Becker's option is to assume that deviancy reflects a hierarchical set of values, based on different levels of power, and then to deliberately opt for subordinate definitions for sociological study. This can sometimes expose official definitions as a 'lie' (367). They can be no sociological study which avoids bias, and it will be impossible to consider all viewpoints. Becker's solution is to make it clear that sociological studies are limited. However, this is too relativist for Taylor and Walton: 'a sociology dedicated merely to the accurate reproduction of a given actor's viewpoint not only forgoes causal analysis but denies that actors' definitions are refracted through prisms of truth and falsehood' (368).
Gouldner's critique of Becker accuses him of a '"sentimental attachment to the underdog"' (368), but any partial sociology would risk this criticism. However, Gouldner argues that Becker ends with a patronising view of deviants ['zoo keeping'], and that interactionism does not proceed to analyse social structures. Taylor and Walton agreed that the problem is to analyse 'the totality of social reality' (369), via a general theory explaining have social problems are generated by social structures. Only such a general theory would separate sociology from the views of ordinary participants, and thus justify a claim to objectivity.

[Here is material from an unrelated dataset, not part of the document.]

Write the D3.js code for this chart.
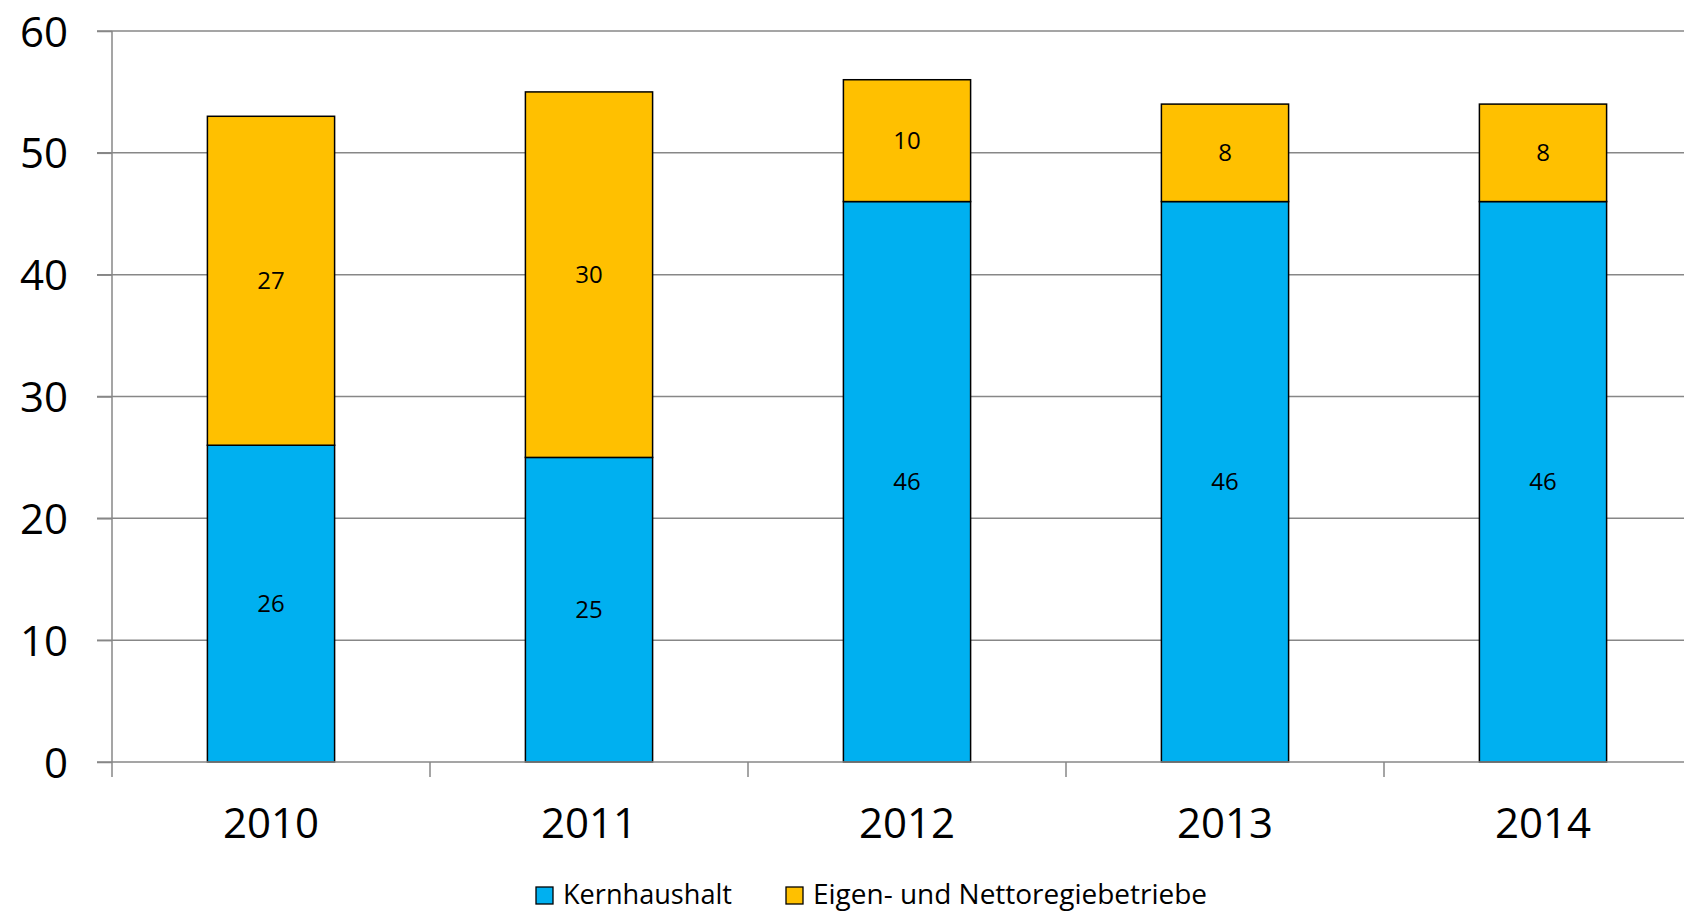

Gouldner then considers three possible types of objectivity --'personal authenticity, normative objectification, and transpersonal replicability' (370). The second one emphasizes the sociologist's moral commitments and values -- but Taylor and Walton argued that is either throws us back on to personal subjectivity, or implies some impossible collective agreement among sociologists as a substitute for universal agreement. 'Personal authenticity'seems to refer to a sociologist's need to admit mistakes and limits, but there seem to be no methodological implications or recommendations. 'Transpersonal replicability' involves codified research procedures, rules and routines to govern research, but this again is simply an operational definition. Results may be replicable but still not true. The fact/value distinction in particular turns on agreement on particular methodological procedures.
Taylor and Walton agree that of course there is a difference between facts and values, at least at the level of statements [saying someone is a deviant on the one hand, compared to saying someone ought to be a deviant on the other]. However, the problem arises with deviance in that some actors define others as deviant, which clearly involves power and social structure. It is not simply that deviants are being irrational, since some deviant behaviour may make sense given a structural position.
The findings of sociologists of deviance, regardless of the methods pursued, are immediately political. In particular, even the best accounts 'give the powerful the opportunity of altering the odds in favour of their conception of normative reality being realised' (372). Thus the sociology of deviance offers a challenge to conceptions of facts and values held in other areas of sociology. It is not just a matter of taking sides, but recognising that no explanation can be neutral in its consequences.
Gouldner still operate with the concept of truth, which is connected with the notion of wholeness and completeness. But most sociologists can claim wholeness in the current social structure, not until the 'antagonisms located in the social structure itself' also disappear (372) [definite hints of Lukacs here?]. Until then, deviancy theory will be taken as offering accounts of the conditions that produce deviants. In one sense, such accounts imply no choice for the actors involved, and therefore no need for a separate sphere of values. However, in policy terms, such accounts are used to attempt to persuade deviants to reform -- the fact/value distinction is implied.
Overall, sociologists need to examine 'the extent to which deviant values are inextricably linked with social structure' (373). Only then can the balance be established between 'our conception of the way in which men define the world and the way the world actually is' (373).